The British Are Going!
This article is from the archive of The New York Sun before the launch of its new website in 2022. The Sun has neither altered nor updated such articles but will seek to correct any errors, mis-categorizations or other problems introduced during transfer.

American flags vanished from Manhattan after the British forced George Washington’s army from the city in September 1776. But early on Tuesday, November 25, 1783, the day chosen for the redcoats’ departure from New York, a Mrs. Day raised the Stars and Stripes over her Murray Street tavern. Captain William Cunningham, the British provost marshal, tried to pull the banner down. “Take in that flag,” he roared, “the city is ours till noon.” Mrs. Day bloodied his nose with a broomstick, dealing “the Captain such lusty blows as made the powder fly in clouds from his wig, and forced him to beat a retreat.”
The British held New York when Cornwallis surrendered at Yorktown in October 1781. A year later, “His Britannic Majesty [acknowledged] the said United States…to be free Sovereign and independent states…” in preliminary articles of peace. When proclaimed from the steps of City Hall in the King’s name, this news drove some Loyalists to suicide; others, like William Smith, were as shocked as if they had lost “all I had in the World and my Family with it.” But most New Yorkers felt up to regime change. A tailor was asked, “How does business go?” “Not very well,” he replied. “My customers have all learned to turn their own coats.”
News of the Treaty of Paris, signed September 3, 1783, which required the British to evacuate New York, arrived in early November. On November 21, 1783, the British withdrew from Long Island and upper Manhattan. That evening, Washington and New York’s governor, George Clinton, rode into Harlem, stopping at a tavern near Frederick Douglass Boulevard and 126th Street.

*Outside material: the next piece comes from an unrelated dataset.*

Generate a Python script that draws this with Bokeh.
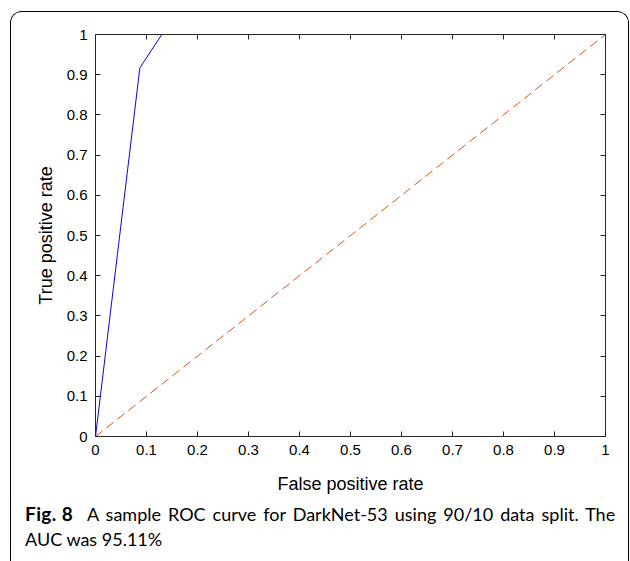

On November 25, even as Mrs. Day was thrashing Captain Cunningham, General Henry Knox and 800 Continentals marched south from McGown’s Pass, in what is now the northeastern corner of Central Park. He paused before the British pickets near Cooper Union, chatting with red-coated officers as they awaited orders. Around 1 p.m., the British moved south, picking up their outposts as they marched to the East River wharves. Cunningham paraded his Provost Guard at the New Jail near Broadway and Chambers Street. Accompanied by the hangman in his yellow jacket, Cunningham’s men marched out past a platoon of British regulars, which fell in behind them: they would be the last redcoats embarked.
At Cape’s Tavern, on Broadway below Trinity Church, General Knox took possession of the city in the name of the United States. An eyewitness wrote of Knox’s men, “(they) were ill clad and weather-beaten… But… they were our troops, and as I looked at them, and thought upon all they had done for us, my heart and eyes were full, and I admired and gloried in them the more…”
The Union flag still flew defiantly over the Battery. The British had nailed it to the staff, removed the halyards (the lines for raising and lowering a flag), and greased the pole, heel to truck, “…to prevent or hinder the removal of the emblem of royalty, and the raising of the Stars and Stripes.” Revolutionary soldier John Van Arsdale sprinted to Goelet’s store in Hanover Square for tools, cleats, rope, and nails. He nailed cleats into the greasy pole and ascended, bit by bit. He ripped down the British flag and threw it to the cheering crowd. Then he strung halyards, and as patriots raised the Stars and Stripes, Knox’s field guns began a 13-gun salute. Off in the Upper Bay, as the colors rose and the cannon roared, the British fleet turned for the open sea.
That night as well as the following nine saw much “good humor, hilarity, and mirth.” At Clinton’s dinner on December 2, 1783, his 120 guests consumed 135 bottles of Madeira, 36 bottles of port, 60 bottles of beer, and 30 bowls of punch while breaking 60 wineglasses and eight cut-glass decanters. On Thursday, December 4, Washington breakfasted with his officers in the Long Room on Fraunces Tavern’s second floor. Then he stood up, and there was silence. He said, “With a heart full of love and gratitude, I now take leave of you. I most devoutly wish that your later days may be as prosperous and happy as your former ones have been glorious and honorable.” Then he wept.
Composure regained, the commander in chief went down the stairs, popped on his cocked hat, and strode into Pearl Street. The infantrymen presented arms. He acknowledged the salute and walked west. At the foot of Whitehall Street waited the barge that would begin his return to private life.
New Yorkers celebrated November 25 as Evacuation Day for over a century. James Riker recorded a distich:
It’s Evacuation Day, when the British ran away
Please, dear Master, give us holiday.
But around World War I, obscured by R. H. Macy’s publicity campaigns for a parade celebrating another late November festival, Evacuation Day faded away.